Task prompt.
Quote each line of the material verbatim, without the pictures.

----------

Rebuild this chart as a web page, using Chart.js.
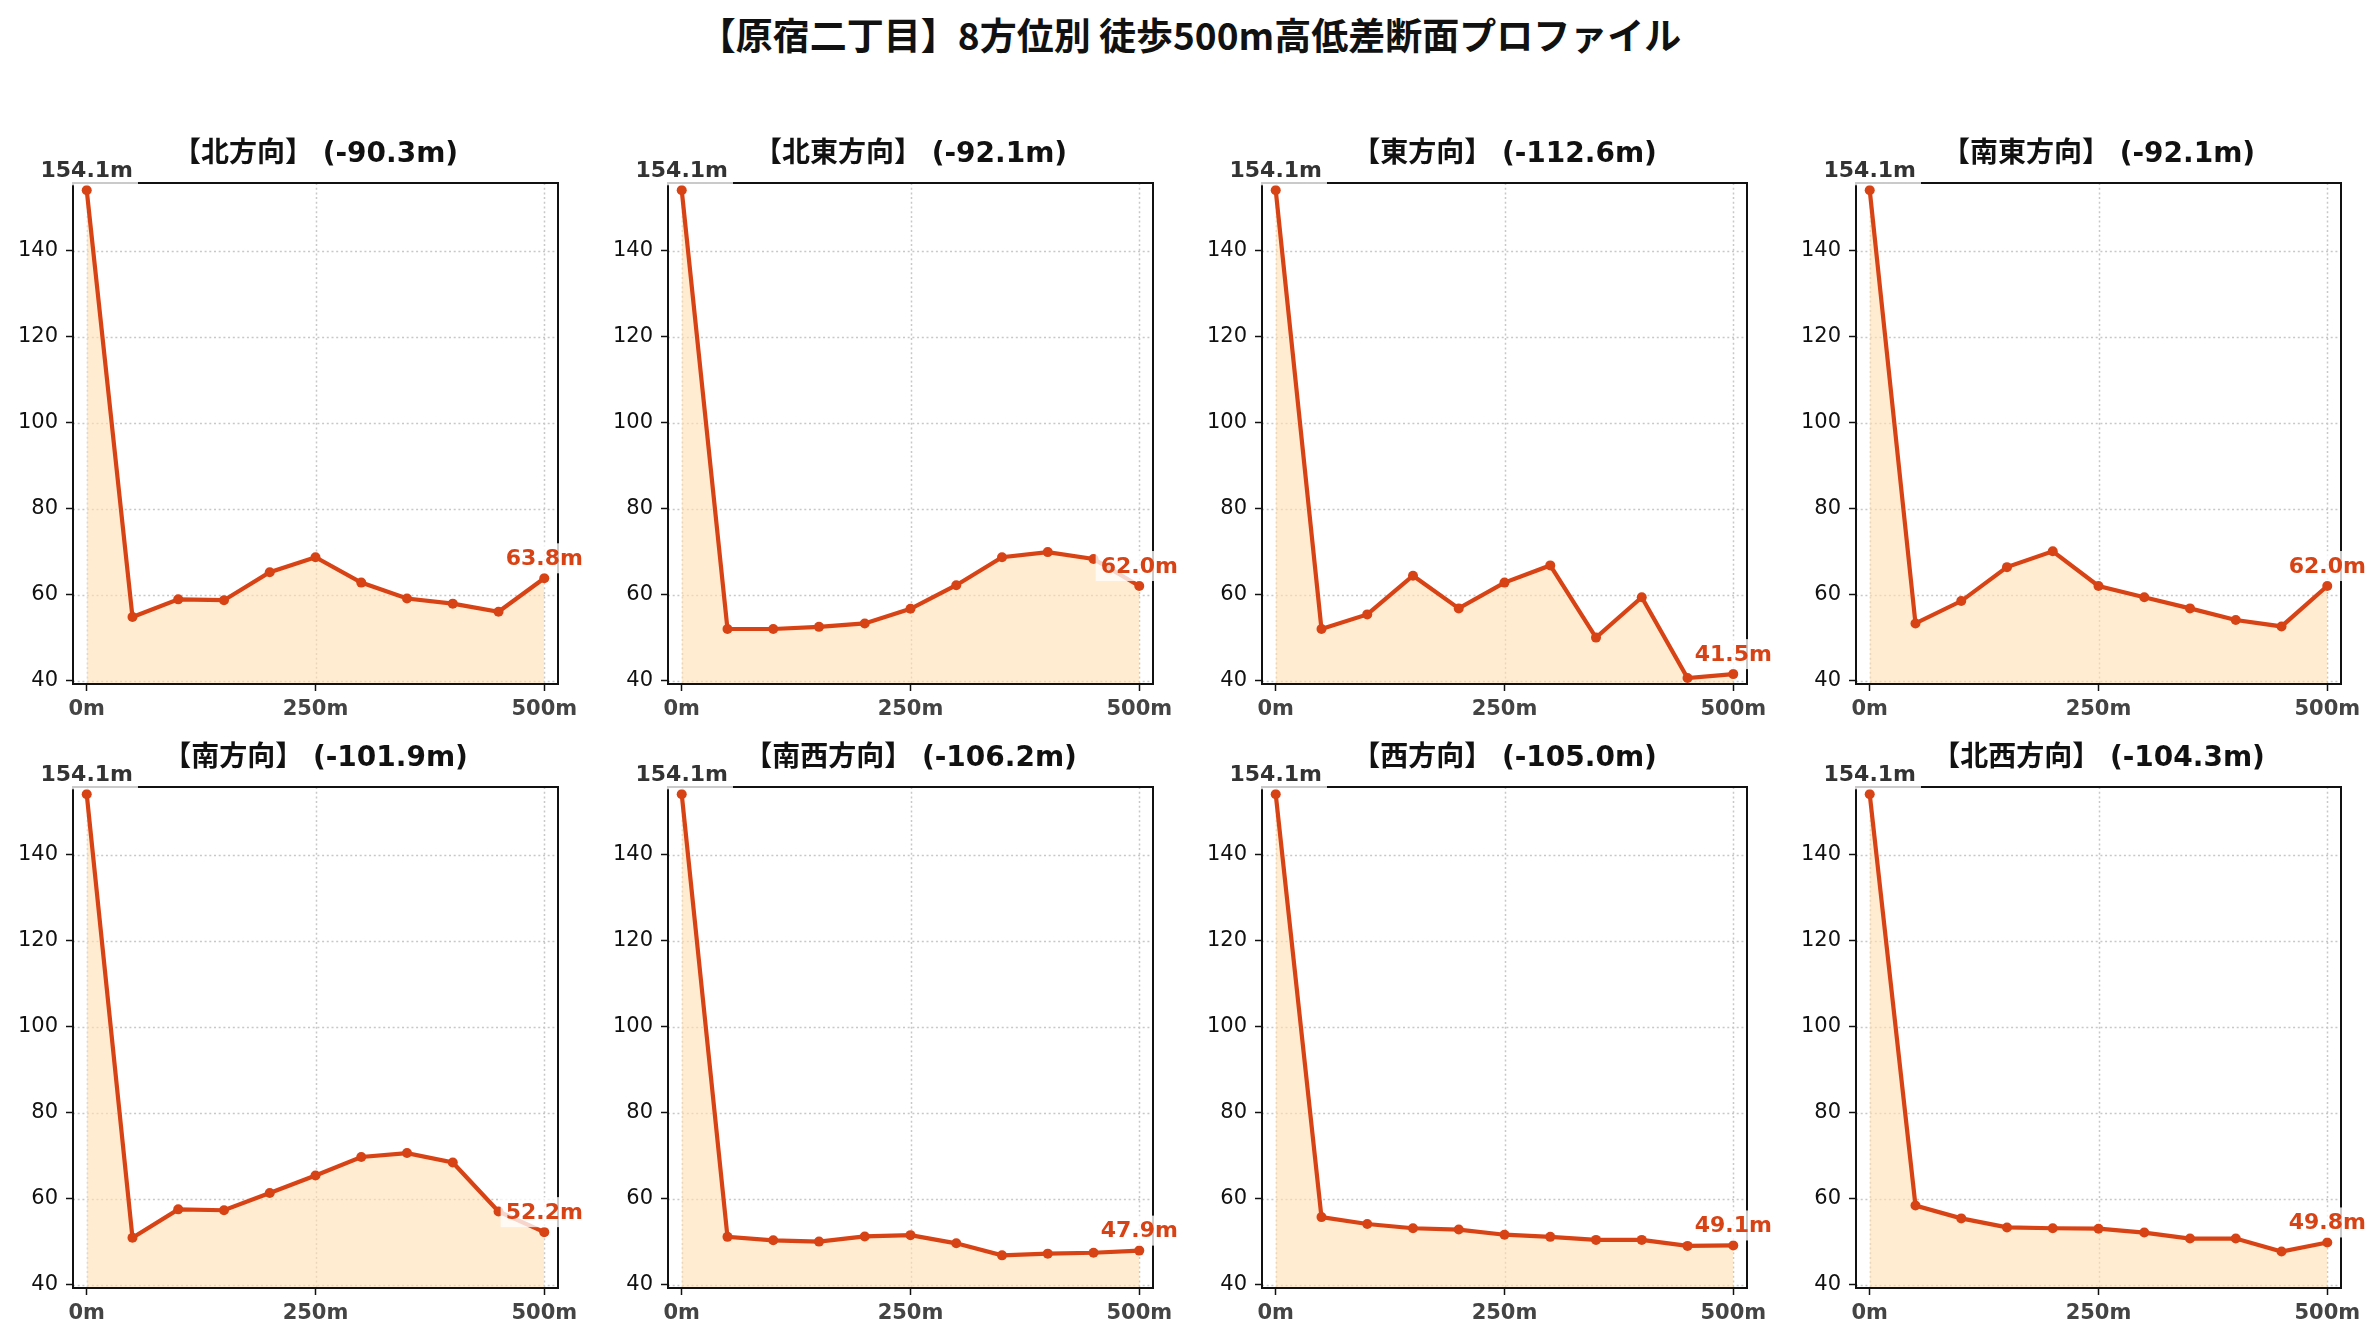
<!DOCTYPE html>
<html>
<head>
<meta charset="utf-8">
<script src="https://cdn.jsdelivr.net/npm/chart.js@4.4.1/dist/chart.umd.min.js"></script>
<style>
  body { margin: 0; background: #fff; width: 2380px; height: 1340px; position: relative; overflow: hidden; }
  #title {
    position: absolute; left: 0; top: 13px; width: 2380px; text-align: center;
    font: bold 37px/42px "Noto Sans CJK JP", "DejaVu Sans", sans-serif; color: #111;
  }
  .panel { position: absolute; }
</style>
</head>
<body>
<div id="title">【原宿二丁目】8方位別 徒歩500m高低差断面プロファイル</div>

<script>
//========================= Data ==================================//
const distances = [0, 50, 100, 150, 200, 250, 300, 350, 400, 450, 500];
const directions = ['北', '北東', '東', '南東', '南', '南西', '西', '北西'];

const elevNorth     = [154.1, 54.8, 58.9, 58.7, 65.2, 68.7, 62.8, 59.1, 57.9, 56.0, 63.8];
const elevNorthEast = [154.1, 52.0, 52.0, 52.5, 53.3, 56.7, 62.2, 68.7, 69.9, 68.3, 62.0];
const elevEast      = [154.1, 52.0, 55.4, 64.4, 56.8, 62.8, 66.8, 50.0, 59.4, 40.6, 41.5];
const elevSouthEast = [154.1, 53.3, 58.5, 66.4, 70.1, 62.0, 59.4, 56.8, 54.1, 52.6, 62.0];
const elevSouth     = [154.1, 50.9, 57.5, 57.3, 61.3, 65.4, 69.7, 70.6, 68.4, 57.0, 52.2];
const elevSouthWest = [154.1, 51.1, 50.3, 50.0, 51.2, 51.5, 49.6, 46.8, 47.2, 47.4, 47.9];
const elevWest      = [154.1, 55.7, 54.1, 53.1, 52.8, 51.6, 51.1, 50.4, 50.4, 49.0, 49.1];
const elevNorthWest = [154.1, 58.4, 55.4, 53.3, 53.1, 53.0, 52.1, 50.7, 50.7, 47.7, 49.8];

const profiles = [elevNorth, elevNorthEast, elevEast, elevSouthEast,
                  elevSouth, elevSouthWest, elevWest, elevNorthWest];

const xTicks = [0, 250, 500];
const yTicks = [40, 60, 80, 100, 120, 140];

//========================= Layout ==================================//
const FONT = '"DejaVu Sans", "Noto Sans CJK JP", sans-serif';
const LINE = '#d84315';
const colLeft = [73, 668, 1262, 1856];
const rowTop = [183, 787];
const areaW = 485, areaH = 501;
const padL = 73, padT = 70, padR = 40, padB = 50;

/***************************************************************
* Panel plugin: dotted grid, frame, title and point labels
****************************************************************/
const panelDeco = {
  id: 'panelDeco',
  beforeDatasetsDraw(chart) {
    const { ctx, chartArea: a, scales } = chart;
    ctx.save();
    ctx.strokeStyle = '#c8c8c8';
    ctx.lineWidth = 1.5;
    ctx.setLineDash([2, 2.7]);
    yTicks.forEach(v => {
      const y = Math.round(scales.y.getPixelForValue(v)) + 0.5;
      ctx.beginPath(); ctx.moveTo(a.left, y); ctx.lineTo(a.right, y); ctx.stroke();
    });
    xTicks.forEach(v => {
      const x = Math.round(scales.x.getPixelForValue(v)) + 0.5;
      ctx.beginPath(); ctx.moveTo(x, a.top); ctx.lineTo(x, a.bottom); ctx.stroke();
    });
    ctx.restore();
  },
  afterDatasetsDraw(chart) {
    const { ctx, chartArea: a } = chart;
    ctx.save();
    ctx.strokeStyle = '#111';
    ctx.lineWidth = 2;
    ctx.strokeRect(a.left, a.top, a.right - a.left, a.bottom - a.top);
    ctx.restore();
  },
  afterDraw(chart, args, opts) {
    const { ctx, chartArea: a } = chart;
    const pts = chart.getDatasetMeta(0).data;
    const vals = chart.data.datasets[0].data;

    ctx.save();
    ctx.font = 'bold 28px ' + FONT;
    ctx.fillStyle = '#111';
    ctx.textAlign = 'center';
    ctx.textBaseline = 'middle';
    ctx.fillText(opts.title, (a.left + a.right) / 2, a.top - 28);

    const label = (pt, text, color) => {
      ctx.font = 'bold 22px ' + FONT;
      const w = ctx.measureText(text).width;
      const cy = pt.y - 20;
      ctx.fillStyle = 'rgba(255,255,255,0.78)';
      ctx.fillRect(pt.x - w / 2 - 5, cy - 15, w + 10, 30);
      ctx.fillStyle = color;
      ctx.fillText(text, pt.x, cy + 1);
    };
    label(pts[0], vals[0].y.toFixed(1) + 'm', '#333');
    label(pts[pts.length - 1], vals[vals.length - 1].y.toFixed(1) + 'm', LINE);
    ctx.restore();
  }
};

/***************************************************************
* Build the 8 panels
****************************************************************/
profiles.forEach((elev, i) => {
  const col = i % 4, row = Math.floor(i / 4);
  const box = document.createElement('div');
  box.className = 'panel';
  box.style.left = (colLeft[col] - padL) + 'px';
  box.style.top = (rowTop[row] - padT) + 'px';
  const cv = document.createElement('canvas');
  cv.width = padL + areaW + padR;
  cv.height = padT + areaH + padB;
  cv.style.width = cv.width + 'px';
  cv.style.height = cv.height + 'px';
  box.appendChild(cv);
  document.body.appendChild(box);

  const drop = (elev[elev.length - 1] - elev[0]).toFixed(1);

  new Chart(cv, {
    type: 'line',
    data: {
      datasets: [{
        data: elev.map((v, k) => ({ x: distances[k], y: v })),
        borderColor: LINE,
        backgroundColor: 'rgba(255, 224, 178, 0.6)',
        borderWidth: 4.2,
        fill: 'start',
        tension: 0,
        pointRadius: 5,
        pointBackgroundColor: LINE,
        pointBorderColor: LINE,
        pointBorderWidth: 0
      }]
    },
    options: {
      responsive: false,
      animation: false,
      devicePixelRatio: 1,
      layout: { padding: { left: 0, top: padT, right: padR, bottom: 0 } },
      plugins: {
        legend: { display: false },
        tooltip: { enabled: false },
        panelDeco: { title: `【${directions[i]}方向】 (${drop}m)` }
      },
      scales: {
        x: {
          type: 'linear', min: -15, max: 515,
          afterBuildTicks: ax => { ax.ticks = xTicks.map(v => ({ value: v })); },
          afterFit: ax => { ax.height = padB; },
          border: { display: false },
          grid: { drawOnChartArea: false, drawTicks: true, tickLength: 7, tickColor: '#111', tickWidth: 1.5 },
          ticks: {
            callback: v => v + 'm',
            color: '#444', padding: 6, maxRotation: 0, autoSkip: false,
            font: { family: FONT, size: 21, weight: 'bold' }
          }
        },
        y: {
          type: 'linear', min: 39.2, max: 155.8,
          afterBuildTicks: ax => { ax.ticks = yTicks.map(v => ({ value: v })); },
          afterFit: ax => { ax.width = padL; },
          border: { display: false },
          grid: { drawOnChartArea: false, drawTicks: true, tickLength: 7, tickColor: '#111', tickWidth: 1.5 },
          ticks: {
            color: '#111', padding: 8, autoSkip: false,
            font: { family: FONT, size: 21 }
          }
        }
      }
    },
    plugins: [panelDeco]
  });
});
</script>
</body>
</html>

----------

The answer.
Rebuild this chart as a web page, using Chart.js.
<!DOCTYPE html>
<html>
<head>
<meta charset="utf-8">
<script src="https://cdn.jsdelivr.net/npm/chart.js@4.4.1/dist/chart.umd.min.js"></script>
<style>
  body { margin: 0; background: #fff; width: 2380px; height: 1340px; position: relative; overflow: hidden; }
  #title {
    position: absolute; left: 0; top: 13px; width: 2380px; text-align: center;
    font: bold 37px/42px "Noto Sans CJK JP", "DejaVu Sans", sans-serif; color: #111;
  }
  .panel { position: absolute; }
</style>
</head>
<body>
<div id="title">【原宿二丁目】8方位別 徒歩500m高低差断面プロファイル</div>

<script>
//========================= Data ==================================//
const distances = [0, 50, 100, 150, 200, 250, 300, 350, 400, 450, 500];
const directions = ['北', '北東', '東', '南東', '南', '南西', '西', '北西'];

const elevNorth     = [154.1, 54.8, 58.9, 58.7, 65.2, 68.7, 62.8, 59.1, 57.9, 56.0, 63.8];
const elevNorthEast = [154.1, 52.0, 52.0, 52.5, 53.3, 56.7, 62.2, 68.7, 69.9, 68.3, 62.0];
const elevEast      = [154.1, 52.0, 55.4, 64.4, 56.8, 62.8, 66.8, 50.0, 59.4, 40.6, 41.5];
const elevSouthEast = [154.1, 53.3, 58.5, 66.4, 70.1, 62.0, 59.4, 56.8, 54.1, 52.6, 62.0];
const elevSouth     = [154.1, 50.9, 57.5, 57.3, 61.3, 65.4, 69.7, 70.6, 68.4, 57.0, 52.2];
const elevSouthWest = [154.1, 51.1, 50.3, 50.0, 51.2, 51.5, 49.6, 46.8, 47.2, 47.4, 47.9];
const elevWest      = [154.1, 55.7, 54.1, 53.1, 52.8, 51.6, 51.1, 50.4, 50.4, 49.0, 49.1];
const elevNorthWest = [154.1, 58.4, 55.4, 53.3, 53.1, 53.0, 52.1, 50.7, 50.7, 47.7, 49.8];

const profiles = [elevNorth, elevNorthEast, elevEast, elevSouthEast,
                  elevSouth, elevSouthWest, elevWest, elevNorthWest];

const xTicks = [0, 250, 500];
const yTicks = [40, 60, 80, 100, 120, 140];

//========================= Layout ==================================//
const FONT = '"DejaVu Sans", "Noto Sans CJK JP", sans-serif';
const LINE = '#d84315';
const colLeft = [73, 668, 1262, 1856];
const rowTop = [183, 787];
const areaW = 485, areaH = 501;
const padL = 73, padT = 70, padR = 40, padB = 50;

/***************************************************************
* Panel plugin: dotted grid, frame, title and point labels
****************************************************************/
const panelDeco = {
  id: 'panelDeco',
  beforeDatasetsDraw(chart) {
    const { ctx, chartArea: a, scales } = chart;
    ctx.save();
    ctx.strokeStyle = '#c8c8c8';
    ctx.lineWidth = 1.5;
    ctx.setLineDash([2, 2.7]);
    yTicks.forEach(v => {
      const y = Math.round(scales.y.getPixelForValue(v)) + 0.5;
      ctx.beginPath(); ctx.moveTo(a.left, y); ctx.lineTo(a.right, y); ctx.stroke();
    });
    xTicks.forEach(v => {
      const x = Math.round(scales.x.getPixelForValue(v)) + 0.5;
      ctx.beginPath(); ctx.moveTo(x, a.top); ctx.lineTo(x, a.bottom); ctx.stroke();
    });
    ctx.restore();
  },
  afterDatasetsDraw(chart) {
    const { ctx, chartArea: a } = chart;
    ctx.save();
    ctx.strokeStyle = '#111';
    ctx.lineWidth = 2;
    ctx.strokeRect(a.left, a.top, a.right - a.left, a.bottom - a.top);
    ctx.restore();
  },
  afterDraw(chart, args, opts) {
    const { ctx, chartArea: a } = chart;
    const pts = chart.getDatasetMeta(0).data;
    const vals = chart.data.datasets[0].data;

    ctx.save();
    ctx.font = 'bold 28px ' + FONT;
    ctx.fillStyle = '#111';
    ctx.textAlign = 'center';
    ctx.textBaseline = 'middle';
    ctx.fillText(opts.title, (a.left + a.right) / 2, a.top - 28);

    const label = (pt, text, color) => {
      ctx.font = 'bold 22px ' + FONT;
      const w = ctx.measureText(text).width;
      const cy = pt.y - 20;
      ctx.fillStyle = 'rgba(255,255,255,0.78)';
      ctx.fillRect(pt.x - w / 2 - 5, cy - 15, w + 10, 30);
      ctx.fillStyle = color;
      ctx.fillText(text, pt.x, cy + 1);
    };
    label(pts[0], vals[0].y.toFixed(1) + 'm', '#333');
    label(pts[pts.length - 1], vals[vals.length - 1].y.toFixed(1) + 'm', LINE);
    ctx.restore();
  }
};

/***************************************************************
* Build the 8 panels
****************************************************************/
profiles.forEach((elev, i) => {
  const col = i % 4, row = Math.floor(i / 4);
  const box = document.createElement('div');
  box.className = 'panel';
  box.style.left = (colLeft[col] - padL) + 'px';
  box.style.top = (rowTop[row] - padT) + 'px';
  const cv = document.createElement('canvas');
  cv.width = padL + areaW + padR;
  cv.height = padT + areaH + padB;
  cv.style.width = cv.width + 'px';
  cv.style.height = cv.height + 'px';
  box.appendChild(cv);
  document.body.appendChild(box);

  const drop = (elev[elev.length - 1] - elev[0]).toFixed(1);

  new Chart(cv, {
    type: 'line',
    data: {
      datasets: [{
        data: elev.map((v, k) => ({ x: distances[k], y: v })),
        borderColor: LINE,
        backgroundColor: 'rgba(255, 224, 178, 0.6)',
        borderWidth: 4.2,
        fill: 'start',
        tension: 0,
        pointRadius: 5,
        pointBackgroundColor: LINE,
        pointBorderColor: LINE,
        pointBorderWidth: 0
      }]
    },
    options: {
      responsive: false,
      animation: false,
      devicePixelRatio: 1,
      layout: { padding: { left: 0, top: padT, right: padR, bottom: 0 } },
      plugins: {
        legend: { display: false },
        tooltip: { enabled: false },
        panelDeco: { title: `【${directions[i]}方向】 (${drop}m)` }
      },
      scales: {
        x: {
          type: 'linear', min: -15, max: 515,
          afterBuildTicks: ax => { ax.ticks = xTicks.map(v => ({ value: v })); },
          afterFit: ax => { ax.height = padB; },
          border: { display: false },
          grid: { drawOnChartArea: false, drawTicks: true, tickLength: 7, tickColor: '#111', tickWidth: 1.5 },
          ticks: {
            callback: v => v + 'm',
            color: '#444', padding: 6, maxRotation: 0, autoSkip: false,
            font: { family: FONT, size: 21, weight: 'bold' }
          }
        },
        y: {
          type: 'linear', min: 39.2, max: 155.8,
          afterBuildTicks: ax => { ax.ticks = yTicks.map(v => ({ value: v })); },
          afterFit: ax => { ax.width = padL; },
          border: { display: false },
          grid: { drawOnChartArea: false, drawTicks: true, tickLength: 7, tickColor: '#111', tickWidth: 1.5 },
          ticks: {
            color: '#111', padding: 8, autoSkip: false,
            font: { family: FONT, size: 21 }
          }
        }
      }
    },
    plugins: [panelDeco]
  });
});
</script>
</body>
</html>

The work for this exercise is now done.